All of the material should be reproduced exactly, with pictures left out.

----------

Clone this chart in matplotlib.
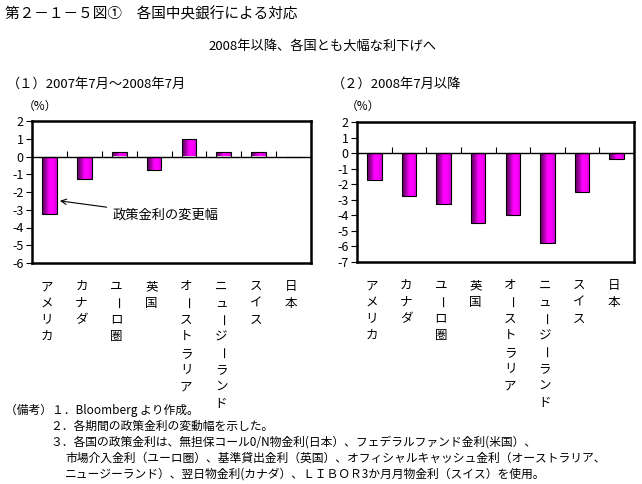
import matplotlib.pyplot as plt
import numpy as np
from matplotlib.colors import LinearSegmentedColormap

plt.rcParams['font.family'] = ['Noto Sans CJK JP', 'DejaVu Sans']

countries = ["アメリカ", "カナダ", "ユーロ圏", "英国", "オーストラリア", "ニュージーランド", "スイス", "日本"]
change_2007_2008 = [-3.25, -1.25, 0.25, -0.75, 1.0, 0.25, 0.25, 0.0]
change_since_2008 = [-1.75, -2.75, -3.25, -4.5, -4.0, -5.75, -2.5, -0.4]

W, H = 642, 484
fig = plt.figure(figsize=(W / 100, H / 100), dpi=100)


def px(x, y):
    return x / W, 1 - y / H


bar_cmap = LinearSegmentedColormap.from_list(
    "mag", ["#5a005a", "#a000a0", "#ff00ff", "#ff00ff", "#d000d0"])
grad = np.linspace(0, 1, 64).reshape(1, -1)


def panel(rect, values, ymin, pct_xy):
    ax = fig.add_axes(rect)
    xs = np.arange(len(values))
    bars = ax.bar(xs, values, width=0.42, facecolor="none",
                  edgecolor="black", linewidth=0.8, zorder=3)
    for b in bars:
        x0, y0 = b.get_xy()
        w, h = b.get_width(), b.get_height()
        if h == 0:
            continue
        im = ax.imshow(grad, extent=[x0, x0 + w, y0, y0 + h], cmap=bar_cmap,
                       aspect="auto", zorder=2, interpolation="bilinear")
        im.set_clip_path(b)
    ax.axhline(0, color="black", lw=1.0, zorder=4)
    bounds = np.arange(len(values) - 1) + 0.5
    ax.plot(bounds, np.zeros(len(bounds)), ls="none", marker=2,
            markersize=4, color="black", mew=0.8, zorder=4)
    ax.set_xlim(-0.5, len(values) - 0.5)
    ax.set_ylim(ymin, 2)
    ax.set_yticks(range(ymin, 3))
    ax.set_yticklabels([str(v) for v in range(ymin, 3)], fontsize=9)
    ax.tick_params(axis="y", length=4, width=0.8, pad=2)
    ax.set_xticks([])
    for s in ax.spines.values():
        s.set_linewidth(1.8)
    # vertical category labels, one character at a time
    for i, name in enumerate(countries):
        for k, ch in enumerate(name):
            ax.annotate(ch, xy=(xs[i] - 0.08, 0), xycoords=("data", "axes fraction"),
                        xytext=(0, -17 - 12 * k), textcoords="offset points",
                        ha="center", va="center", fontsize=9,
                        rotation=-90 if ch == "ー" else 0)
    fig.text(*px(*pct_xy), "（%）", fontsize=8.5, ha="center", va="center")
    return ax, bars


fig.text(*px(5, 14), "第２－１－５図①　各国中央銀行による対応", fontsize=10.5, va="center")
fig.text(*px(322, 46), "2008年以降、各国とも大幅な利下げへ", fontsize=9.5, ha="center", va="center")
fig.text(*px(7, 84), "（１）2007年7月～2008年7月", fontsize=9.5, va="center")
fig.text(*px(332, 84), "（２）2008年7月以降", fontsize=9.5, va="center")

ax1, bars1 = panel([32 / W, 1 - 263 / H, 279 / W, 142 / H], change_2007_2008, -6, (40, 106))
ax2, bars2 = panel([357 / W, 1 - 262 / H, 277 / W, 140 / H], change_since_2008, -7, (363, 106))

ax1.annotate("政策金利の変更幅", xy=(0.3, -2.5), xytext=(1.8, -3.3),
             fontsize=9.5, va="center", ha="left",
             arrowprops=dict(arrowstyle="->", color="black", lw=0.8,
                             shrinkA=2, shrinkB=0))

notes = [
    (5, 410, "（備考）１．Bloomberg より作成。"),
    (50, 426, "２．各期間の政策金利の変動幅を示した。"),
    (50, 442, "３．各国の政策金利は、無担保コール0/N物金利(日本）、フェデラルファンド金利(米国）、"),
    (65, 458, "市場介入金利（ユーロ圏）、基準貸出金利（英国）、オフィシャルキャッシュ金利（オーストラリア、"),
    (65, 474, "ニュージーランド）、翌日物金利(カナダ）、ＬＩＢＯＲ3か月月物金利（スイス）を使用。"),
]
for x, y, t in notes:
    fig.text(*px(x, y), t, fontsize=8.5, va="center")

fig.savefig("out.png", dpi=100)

----------

■ Answer to this exercise ■
Clone this chart in matplotlib.
import matplotlib.pyplot as plt
import numpy as np
from matplotlib.colors import LinearSegmentedColormap

plt.rcParams['font.family'] = ['Noto Sans CJK JP', 'DejaVu Sans']

countries = ["アメリカ", "カナダ", "ユーロ圏", "英国", "オーストラリア", "ニュージーランド", "スイス", "日本"]
change_2007_2008 = [-3.25, -1.25, 0.25, -0.75, 1.0, 0.25, 0.25, 0.0]
change_since_2008 = [-1.75, -2.75, -3.25, -4.5, -4.0, -5.75, -2.5, -0.4]

W, H = 642, 484
fig = plt.figure(figsize=(W / 100, H / 100), dpi=100)


def px(x, y):
    return x / W, 1 - y / H


bar_cmap = LinearSegmentedColormap.from_list(
    "mag", ["#5a005a", "#a000a0", "#ff00ff", "#ff00ff", "#d000d0"])
grad = np.linspace(0, 1, 64).reshape(1, -1)


def panel(rect, values, ymin, pct_xy):
    ax = fig.add_axes(rect)
    xs = np.arange(len(values))
    bars = ax.bar(xs, values, width=0.42, facecolor="none",
                  edgecolor="black", linewidth=0.8, zorder=3)
    for b in bars:
        x0, y0 = b.get_xy()
        w, h = b.get_width(), b.get_height()
        if h == 0:
            continue
        im = ax.imshow(grad, extent=[x0, x0 + w, y0, y0 + h], cmap=bar_cmap,
                       aspect="auto", zorder=2, interpolation="bilinear")
        im.set_clip_path(b)
    ax.axhline(0, color="black", lw=1.0, zorder=4)
    bounds = np.arange(len(values) - 1) + 0.5
    ax.plot(bounds, np.zeros(len(bounds)), ls="none", marker=2,
            markersize=4, color="black", mew=0.8, zorder=4)
    ax.set_xlim(-0.5, len(values) - 0.5)
    ax.set_ylim(ymin, 2)
    ax.set_yticks(range(ymin, 3))
    ax.set_yticklabels([str(v) for v in range(ymin, 3)], fontsize=9)
    ax.tick_params(axis="y", length=4, width=0.8, pad=2)
    ax.set_xticks([])
    for s in ax.spines.values():
        s.set_linewidth(1.8)
    # vertical category labels, one character at a time
    for i, name in enumerate(countries):
        for k, ch in enumerate(name):
            ax.annotate(ch, xy=(xs[i] - 0.08, 0), xycoords=("data", "axes fraction"),
                        xytext=(0, -17 - 12 * k), textcoords="offset points",
                        ha="center", va="center", fontsize=9,
                        rotation=-90 if ch == "ー" else 0)
    fig.text(*px(*pct_xy), "（%）", fontsize=8.5, ha="center", va="center")
    return ax, bars


fig.text(*px(5, 14), "第２－１－５図①　各国中央銀行による対応", fontsize=10.5, va="center")
fig.text(*px(322, 46), "2008年以降、各国とも大幅な利下げへ", fontsize=9.5, ha="center", va="center")
fig.text(*px(7, 84), "（１）2007年7月～2008年7月", fontsize=9.5, va="center")
fig.text(*px(332, 84), "（２）2008年7月以降", fontsize=9.5, va="center")

ax1, bars1 = panel([32 / W, 1 - 263 / H, 279 / W, 142 / H], change_2007_2008, -6, (40, 106))
ax2, bars2 = panel([357 / W, 1 - 262 / H, 277 / W, 140 / H], change_since_2008, -7, (363, 106))

ax1.annotate("政策金利の変更幅", xy=(0.3, -2.5), xytext=(1.8, -3.3),
             fontsize=9.5, va="center", ha="left",
             arrowprops=dict(arrowstyle="->", color="black", lw=0.8,
                             shrinkA=2, shrinkB=0))

notes = [
    (5, 410, "（備考）１．Bloomberg より作成。"),
    (50, 426, "２．各期間の政策金利の変動幅を示した。"),
    (50, 442, "３．各国の政策金利は、無担保コール0/N物金利(日本）、フェデラルファンド金利(米国）、"),
    (65, 458, "市場介入金利（ユーロ圏）、基準貸出金利（英国）、オフィシャルキャッシュ金利（オーストラリア、"),
    (65, 474, "ニュージーランド）、翌日物金利(カナダ）、ＬＩＢＯＲ3か月月物金利（スイス）を使用。"),
]
for x, y, t in notes:
    fig.text(*px(x, y), t, fontsize=8.5, va="center")

fig.savefig("out.png", dpi=100)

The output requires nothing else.